You're the Safety Manager and you are about to start a driver meeting to go over CSA 2010 and how it relates to the drivers and the company. It's early Saturday morning and all the good donuts have already been picked over. You just made a promise to yourself to never let the dispatchers pick up the donuts again. Your laptop is warming up and you're about to start your very well prepared slide show.
You start by telling them they can be given points for more than 63% of the total CSA 2010 violations listed on the SMS methodology document. As you look at them spread across the classroom, you see that all to familiar deer in the headlights look in their eyes, and their jaw just can't seem to close. The next thing out of their mouth is, “That doesn't matter; the points don't start counting until end of the year.”
In one small statement you've just covered the top two misunderstandings from drivers regarding CSA 2010. Now, let's be honest; not all drivers are this un-aware of the impending doom called CSA 2010, but there are some important issues they should be made aware of. My aim in this short BLOG entry is to share a few of those issues with you so you can pass them on to your drivers, if you deem them fit.
- Your drivers' history is already established. Three years of inspection history and five years of accident data are now available for carriers to look at in Pre-employment Screening.
- Driver Fatigue or Hours of Service account for 5 of the top 10 violations written against drivers in 2009 and 2010. Drivers receive points against them for 95% of HOS violations. Drivers should want to move to electronic logs as doing so would reduce their exposure to nearly 50% of all violations under CSA 2010.
- Drivers need to pay attention when conducting their pre-trip inspections. No more kick the tires and run. Drivers have exposure to 73% of the points issued in the Vehicle Maintenance Basic.
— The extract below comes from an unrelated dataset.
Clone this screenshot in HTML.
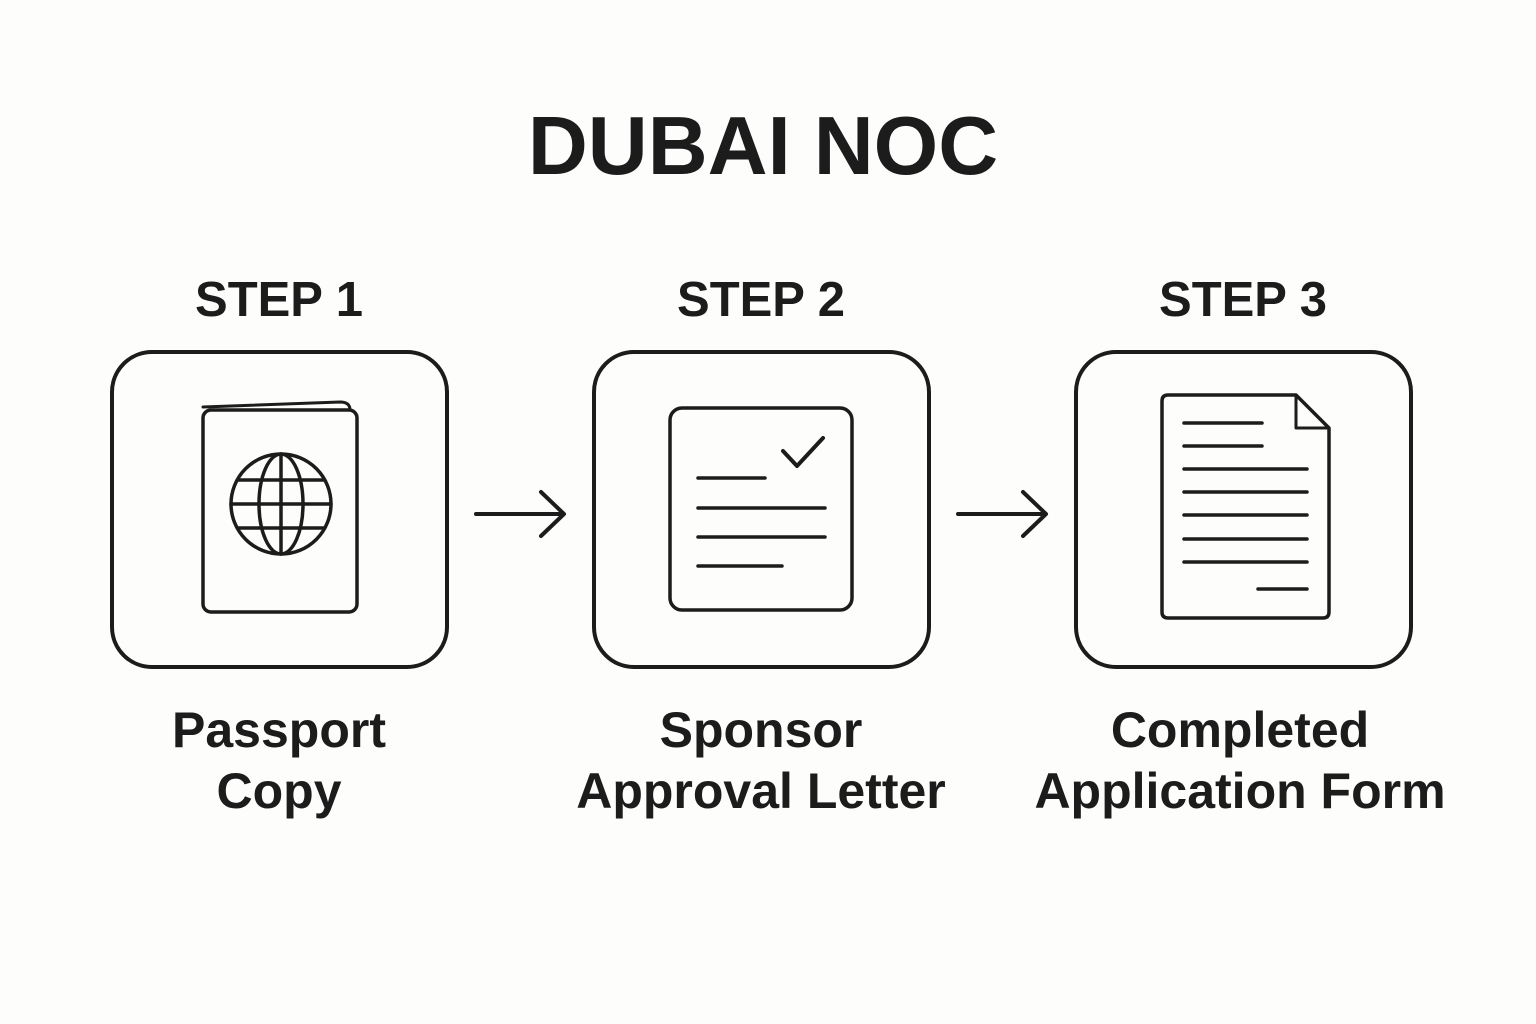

Drivers doing complete and comprehensive pre-trip inspections will avoid the foolish inspection. A foolish inspection is any one that could have been avoided by the driver had they made a better decision regarding their vehicle before the opportunity of an inspection occurred.
- SPEEDING was the number 2 violation issued in 2009. Why? Because drivers pulled over for speeding were subject to an inspection. Speeding is just one more way to receive a foolish inspection.
- The FMCSA has predicted that as many as 175,000 drivers could lose their job because of their CSA score. In order to maintain a level of job security, there is no better time than now for drivers to get on board with what their company is trying to accomplish regarding goals and improvements to the operation. Drivers with a bad record will soon find themselves in a difficult position when they start looking for a job now that their CSA score is available for all to see.
There are also 11 Red Flag Violations that do just that, “Flag the Driver” for closer scrutiny. Red Flag Drivers will almost certainly be sought out during an on-site inspection, with the inspector likely requesting their records and an update on how the carrier dealt with their violations.
In my humble opinion, CSA has not changed things all that much. There won't be a shortage of drivers, just a shortage of “Good” Drivers”, and now you have a way to tell which is which. The Safety Fitness Determination has yet to be ruled on. Some say it may never include the drivers' scores; but those are the same people that still think CSA stands for “Clean Slate of America”
Let me leave you with this last thought: Treat everybody like you want to be treated and the rest will get along just fine. This is my CSA 2010 blog entry and I'm out.